7.4. What happens when this agreement ends?
Despite any termination or expiry, all terms of this agreement will continue to apply to the transferred information that the Discloser sent to the Recipient during the period from the Start Date up to and including the End Date. The terms will stop applying once the Recipient has securely and permanently deleted or destroyed all of the transferred information.
8. Anything else I should be aware of?
8.1. This agreement is governed by New Zealand law. The parties submit to the non-exclusive jurisdiction of the New Zealand courts.
8.2. This agreement takes priority over all other agreements between the Discloser and Recipient, except as specifically stated otherwise in any Special Terms set out in the Details.

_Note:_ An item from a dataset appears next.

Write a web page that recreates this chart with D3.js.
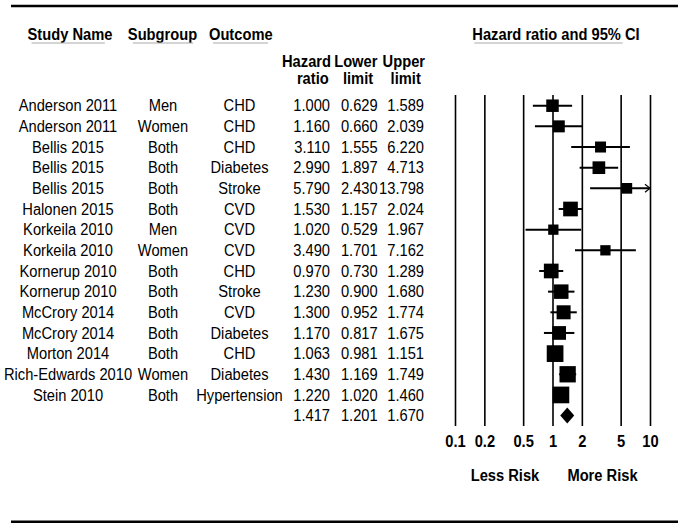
<!DOCTYPE html>
<html>
<head>
<meta charset="utf-8">
<script src="https://cdn.jsdelivr.net/npm/d3@7"></script>
<style>
html,body{margin:0;padding:0;background:#fff;}
svg{display:block;font-family:"Liberation Sans",Arial,Helvetica,sans-serif;}
</style>
</head>
<body>
<svg id="chart" width="683" height="529"></svg>
<script>
// ---- data ----
const studies = ["Anderson 2011","Anderson 2011","Bellis 2015","Bellis 2015","Bellis 2015","Halonen 2015","Korkeila 2010","Korkeila 2010","Kornerup 2010","Kornerup 2010","McCrory 2014","McCrory 2014","Morton 2014","Rich-Edwards 2010","Stein 2010"];
const subgroups = ["Men","Women","Both","Both","Both","Both","Men","Women","Both","Both","Both","Both","Both","Women","Both"];
const outcomes = ["CHD","CHD","CHD","Diabetes","Stroke","CVD","CVD","CVD","CHD","Stroke","CVD","Diabetes","CHD","Diabetes","Hypertension"];
const hazardRatio = [1.000,1.160,3.110,2.990,5.790,1.530,1.020,3.490,0.970,1.230,1.300,1.170,1.063,1.430,1.220];
const lowerLimit = [0.629,0.660,1.555,1.897,2.430,1.157,0.529,1.701,0.730,0.900,0.952,0.817,0.981,1.169,1.020];
const upperLimit = [1.589,2.039,6.220,4.713,13.798,2.024,1.967,7.162,1.289,1.680,1.774,1.675,1.151,1.749,1.460];
const relWeight = [5.66,5.22,4.39,5.84,4.13,7.83,3.84,3.84,7.83,7.61,7.11,6.82,10.12,9.64,10.12];
const summary = {hr:1.417, lower:1.201, upper:1.670};
const tickValues = [0.1,0.2,0.5,1,2,5,10];
const tickLabels = ["0.1","0.2","0.5","1","2","5","10"];

// ---- layout ----
const svg = d3.select("#chart");
const FS = 14.7;
const SY = 1.1; // vertical stretch of glyphs
const x = d3.scaleLog().domain([0.1,10]).range([455,650]);
const rowY = i => 105.7 + i*20.66;
const size = d3.scaleSqrt().domain([0,10.12]).range([0,16.7]);
const gridTop = 95, gridBottom = 426;

function addText(parent, tx, ty, str, anchor, bold){
  return parent.append("text")
    .attr("transform",`translate(${tx},${ty}) scale(1,${SY})`)
    .attr("text-anchor",anchor||"middle")
    .attr("font-size",FS).attr("font-weight",bold?"bold":"normal")
    .attr("fill","#000").text(str);
}

// rules top/bottom
svg.append("line").attr("x1",11).attr("x2",678).attr("y1",6).attr("y2",6)
  .attr("stroke","#000").attr("stroke-width",2.6);
svg.append("line").attr("x1",11).attr("x2",678).attr("y1",521.7).attr("y2",521.7)
  .attr("stroke","#000").attr("stroke-width",2.6);

// headers
const headers = [
  {t:"Study Name", cx:70, ins:[4,8]},
  {t:"Subgroup", cx:162.5, ins:[5,4]},
  {t:"Outcome", cx:240.8, ins:[4,5]},
  {t:"Hazard ratio and 95% CI", cx:556, ins:[2,17]}
];
headers.forEach(h=>{
  const t = addText(svg, h.cx, 40, h.t, "middle", true);
  const bb = t.node().getBBox();
  svg.append("line").attr("x1",h.cx+bb.x+h.ins[0]).attr("x2",h.cx+bb.x+bb.width-h.ins[1])
    .attr("y1",43).attr("y2",43).attr("stroke","#aaa").attr("stroke-width",1);
});
const subHeaders = [
  {t:"Hazard",cx:306.5,y:67},{t:"ratio",cx:312.8,y:84},
  {t:"Lower",cx:355.8,y:67},{t:"limit",cx:358,y:84},
  {t:"Upper",cx:403.8,y:67},{t:"limit",cx:405.7,y:84}
];
subHeaders.forEach(d=>addText(svg, d.cx, d.y, d.t, "middle", true));

// table text
const rows = studies.map((s,i)=>({s, g:subgroups[i], o:outcomes[i], hr:hazardRatio[i], lo:lowerLimit[i], up:upperLimit[i], w:relWeight[i], i}));
const tab = svg.append("g");
rows.forEach(r=>{
  const y = rowY(r.i)+5.6;
  addText(tab, 68, y, r.s, "middle");
  addText(tab, 163, y, r.g, "middle");
  addText(tab, 239.5, y, r.o, "middle");
  addText(tab, 330, y, r.hr.toFixed(3), "end");
  addText(tab, 377.7, y, r.lo.toFixed(3), "end");
  addText(tab, 424, y, r.up.toFixed(3), "end");
});
{
  const y = rowY(rows.length)+5.6;
  addText(tab, 330, y, summary.hr.toFixed(3), "end");
  addText(tab, 377.7, y, summary.lower.toFixed(3), "end");
  addText(tab, 424, y, summary.upper.toFixed(3), "end");
}

// axis with gridlines
const axis = d3.axisBottom(x).tickValues(tickValues)
  .tickFormat((d,i)=>tickLabels[i]).tickSize(-(gridBottom-gridTop)).tickPadding(8.7);
const ag = svg.append("g").attr("transform",`translate(0,${gridBottom})`).call(axis);
ag.select(".domain").remove();
ag.selectAll(".tick line").attr("stroke","#000").attr("stroke-width",1.6);
ag.selectAll(".tick text").attr("font-size",FS).attr("font-weight","bold")
  .attr("fill","#000").attr("font-family","'Liberation Sans',Arial,sans-serif")
  .attr("transform",`scale(1,${SY})`);

// CI lines and markers
const dom = x.domain();
const plot = svg.append("g");
rows.forEach(r=>{
  const y = rowY(r.i);
  const lo = Math.max(r.lo, dom[0]), up = Math.min(r.up, dom[1]);
  plot.append("line").attr("x1",x(lo)).attr("x2",x(up)).attr("y1",y).attr("y2",y)
    .attr("stroke","#000").attr("stroke-width",2);
  if (r.up > dom[1]) {
    const xe = x(dom[1]);
    plot.append("path").attr("d",`M${xe-5},${y-4}L${xe},${y}L${xe-5},${y+4}`)
      .attr("fill","none").attr("stroke","#000").attr("stroke-width",1.2);
  }
  const s = size(r.w);
  plot.append("rect").attr("x",x(r.hr)-s/2).attr("y",y-s/2).attr("width",s).attr("height",s)
    .attr("fill","#000");
});
{
  const y = rowY(rows.length);
  const xl = x(summary.lower), xu = x(summary.upper), xm = x(summary.hr);
  plot.append("path").attr("d",`M${xl},${y}L${xm},${y-8}L${xu},${y}L${xm},${y+8}Z`).attr("fill","#000");
}

// bottom labels
addText(svg, 505, 481, "Less Risk", "middle", true);
addText(svg, 602.5, 481, "More Risk", "middle", true);
</script>
</body>
</html>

8.3. Each party will keep this agreement confidential, provided that:
- this will not prevent any disclosure required by law;
- either party may voluntarily disclose this agreement to the Privacy Commissioner, but only if they first inform the Privacy Commissioner that the disclosure is made on the basis that the Agreement is to be kept confidential as far as permitted by law;
- each party will disclose this agreement to an Individual who requests it, provided that the party has first consulted with the other party and redacted any information that the other party reasonably identifies as commercially sensitive and not necessary for the Individual to receive in order to enforce their rights under this agreement. If requested, the party will provide the Individual with reasons for the redactions, to the extent possible without revealing any of the redacted information.
8.4. Each party undertakes that it has full power, capacity and authority to execute, deliver and perform its obligations under this agreement.
8.5. Each party undertakes that it has, and will continue to have, all the necessary consents, permissions, licences and rights to enter into and perform its obligations under this agreement.
8.6. Each party undertakes that its obligations as set out in this agreement are legal, valid, binding, and enforceable in accordance with their terms.
8.7. Neither party may assign, transfer or otherwise dispose of any of its rights or obligations under this agreement except with the prior written consent of the other party.
8.8. No amendment to this agreement will be effective unless in writing and signed by the Discloser and the Recipient.
8.9. If a party fails to exercise, or delays or holds off exercising, a power or right under this agreement, that is not a waiver of the power or right. A single or partial exercise of such a power or right does not preclude further exercises of that power or right or any other.
8.10. A determination that any provision of this agreement is illegal, void or unenforceable will not affect any other part of this agreement.
8.11. This agreement may be executed in any number of counterparts. Once each party has received a counterpart signed by the other (or a digital copy of that signed counterpart), those counterparts will together be treated as if they were a single signed copy of the Agreement.
8.12. In this agreement, unless the context requires otherwise:
- a requirement to notify or give notice is to give notice in writing, which may include email;
- a clause reference in the General Terms is to a clause of the General Terms, and not to a clause in the Details;
- a reference to a party to this agreement includes that party's personal representatives, successors and permitted assigns;
- a reference to any law is a reference to that law as amended, or to any law substituted for that law;
- as far as possible, the provisions of this agreement will be interpreted so as to promote consistency with the Privacy Act.